Have one pod mount a gcePersistent disk in ReadWriteOnce mode, running Caddy, that obtains the certificate (in my instance, a wild card, so I can easily serve 5+ subdomains) and stores them on the shared volume.

All other pods running Caddy can then mount the shared volume in ReadManyOnly mode (I hope that would work?), and have access to the certificates.

When it comes time for renewal, if a pod (or multiple) with ReadManyOnly access tried to obtain a lock, I imagine it would fail, shrug and try again later. In the meantime, the Pod with ReadWriteOnce access would update the certificates. Later on, ReadManyOnly pods would try again, notice the cert was updated, and start using them.

Sounds like it would work…?

smebberson · May 3, 2018, 11:21am

Ah. Sadly, no

https://groups.google.com/forum/#!topic/kubernetes-users/z0ZhNnJmBxw

Whitestrake · May 3, 2018, 11:59pm

That’s unfortunate. Next best thing I can think of would be to simply have one of your pods host an NFS share to the other Caddies.

jcm · May 31, 2019, 6:07pm

1 year later, has anyone found a solution for that? Just hit the same issue

Whitestrake · June 1, 2019, 8:17am

Run an NFS service on one of your pods and have Caddy instances mount it. Caddy should be able to do the rest.

matt · June 3, 2019, 3:50am

We have a working ingress controller that will be released along with Caddy 2 later this year.

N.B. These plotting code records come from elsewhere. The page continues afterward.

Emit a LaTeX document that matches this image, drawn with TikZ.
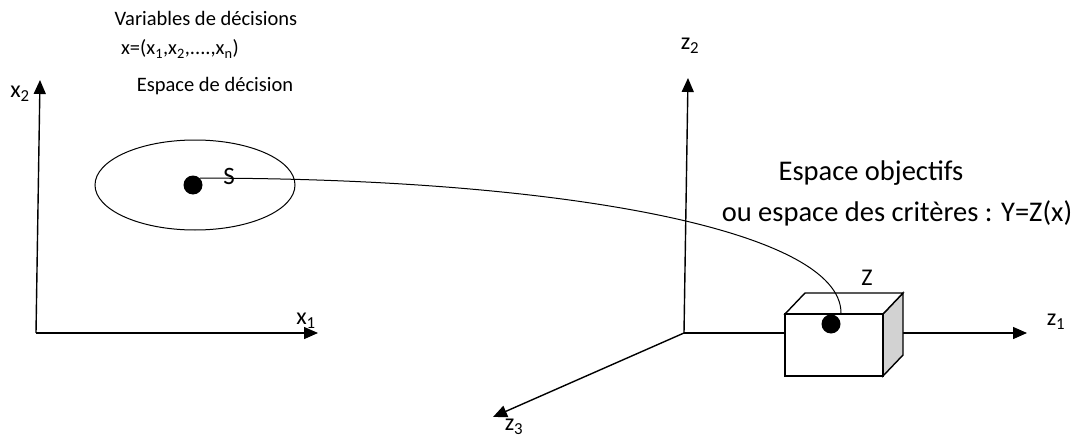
\documentclass[tikz,border=0pt]{standalone}
\usepackage{fontspec}
\setmainfont{Carlito}
\usetikzlibrary{arrows.meta,positioning}
\tikzset{
	axis/.style={line width=1.4pt, -{Triangle[length=14pt,width=12pt]}},
	dot/.style={circle, fill=black, inner sep=0pt, minimum size=19pt},
	lbl/.style={inner sep=0pt, font=\fontsize{28.5}{33}\selectfont},
	axlbl/.style={inner sep=0pt, font=\fontsize{24}{28}\selectfont},
	small/.style={inner sep=0pt, font=\fontsize{20.5}{24}\selectfont}
}
\begin{document}
\begin{tikzpicture}[x=1pt, y=-1pt]
	\useasboundingbox (0,0) rectangle (1088,439);
	% espace de decision
	\coordinate (O1) at (36,333);
	\coordinate (X1) at (318,333);
	\coordinate (X2) at (40,80);
	\draw[axis] (O1) -- (X1);
	\draw[axis] (O1) -- (X2);
	\node[axlbl] (x1lab) at (306,321) {x\textsubscript{1}};
	\node[axlbl] (x2lab) at (20,94) {x\textsubscript{2}};
	\draw[line width=1pt] (195,185) ellipse (100 and 45);
	\node[dot] (sdot) at (193,185) {};
	\node[axlbl, font=\fontsize{25}{30}\selectfont] (slab) at (229,176) {S};
	\node[small] (vars) at (206,18) {Variables de décisions};
	\node[small] (xvec) at (180,49) {x=(x\textsubscript{1},x\textsubscript{2},....,x\textsubscript{n})};
	\node[small] (edec) at (215,86) {Espace de décision};

	% espace objectifs
	\coordinate (O2) at (684,333);
	\coordinate (Z1) at (1027,333);
	\coordinate (Z2) at (688,78);
	\coordinate (Z3) at (493,417);
	\draw[axis] (O2) -- (Z1);
	\draw[axis] (O2) -- (Z2);
	\draw[axis] (O2) -- (Z3);
	\node[axlbl] (z1lab) at (1056,322) {z\textsubscript{1}};
	\node[axlbl] (z2lab) at (690,46) {z\textsubscript{2}};
	\node[axlbl] (z3lab) at (514,427) {z\textsubscript{3}};

	% boite
	\draw[line width=1.4pt, fill=gray!35] (883,314) -- (903,293) -- (903,355) -- (883,376) -- cycle;
	\draw[line width=1.4pt, fill=white] (785,314) -- (805,293) -- (903,293) -- (883,314) -- cycle;
	\draw[line width=1.4pt, fill=white] (785,314) rectangle (883,376);
	\node[dot] (zdot) at (831,324) {};
	\node[axlbl] (zlab) at (867,278) {Z};
	\node[lbl] (eobj) at (871,173) {Espace objectifs};
	\node[lbl] (ecrit) at (897,213) {ou espace des critères : Y=Z(x)};

	% image de S
	\draw[line width=1pt] (sdot.north east) .. controls (560,178) and (841,230) .. (841,313);
\end{tikzpicture}
\end{document}
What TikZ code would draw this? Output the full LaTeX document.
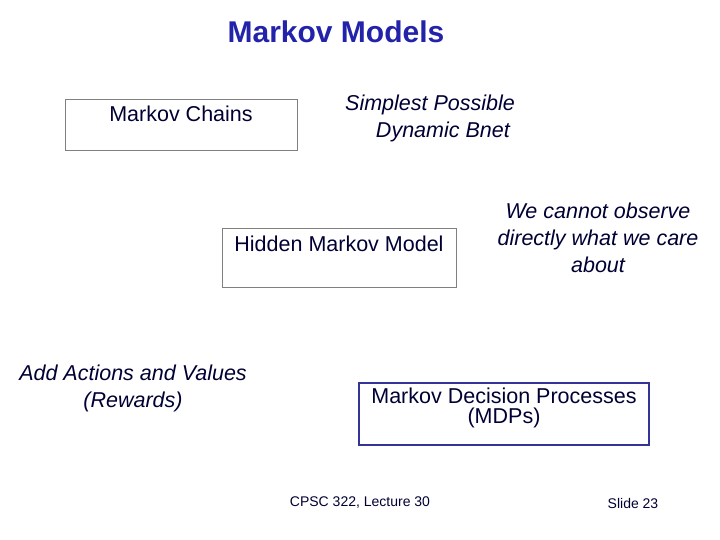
\documentclass[tikz,border=0pt]{standalone}
\usepackage{fontspec}
\setmainfont{Liberation Sans}
\definecolor{navy}{HTML}{000033}
\definecolor{titleblue}{HTML}{2222AA}
\definecolor{boxgray}{HTML}{808080}
\definecolor{boxblue}{HTML}{333399}
\begin{document}
\begin{tikzpicture}[x=1pt,y=-1pt,
  txt/.style={text=navy,font=\fontsize{21.5}{27}\selectfont,inner sep=0pt,align=center},
  itx/.style={txt,font=\fontsize{21.5}{27}\selectfont\itshape},
  gbox/.style={draw=boxgray,line width=0.8pt},
  bbox/.style={draw=boxblue,line width=1.2pt}]
\useasboundingbox (0,0) rectangle (720,540);
\node[font=\fontsize{30}{32}\selectfont\bfseries,text=titleblue] (title) at (336,32) {Markov Models};
\draw[gbox] (65,99) rectangle (297,150);
\node[txt] (mc) at (181,114) {Markov Chains};
\node[itx] (simp) at (430,118) {Simplest Possible\\\hspace{1.2em}Dynamic Bnet};
\draw[gbox] (222,228) rectangle (456,287);
\node[txt] (hmm) at (339,244) {Hidden Markov Model};
\node[itx] (obs) at (598,238) {We cannot observe\\directly what we care\\about};
\node[itx] (add) at (133,388) {Add Actions and Values\\(Rewards)};
\draw[bbox] (359,383) rectangle (649,445);
\node[txt,font=\fontsize{21.5}{20}\selectfont] (mdp) at (504,408) {Markov Decision Processes\\(MDPs)};
\node[text=navy,font=\fontsize{14}{15}\selectfont] (foot) at (360,503) {CPSC 322, Lecture 30};
\node[text=navy,font=\fontsize{14}{15}\selectfont] (slide) at (633,503) {Slide 23};
\end{tikzpicture}
\end{document}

It uses Kubernetes secrets for certificate storage and will take care of all this stuff for you.

jcm · November 10, 2020, 8:51pm

@matt, sorry for resurrecting this old thread, but are there plans for a production-ready release of the ingress controller for Caddy 2?

francislavoie · November 10, 2020, 9:19pm

You can find it here @jcm

jcm · November 11, 2020, 12:55pm

@francislavoie yeah I saw the project, but from what I could see it’s not production-ready yet.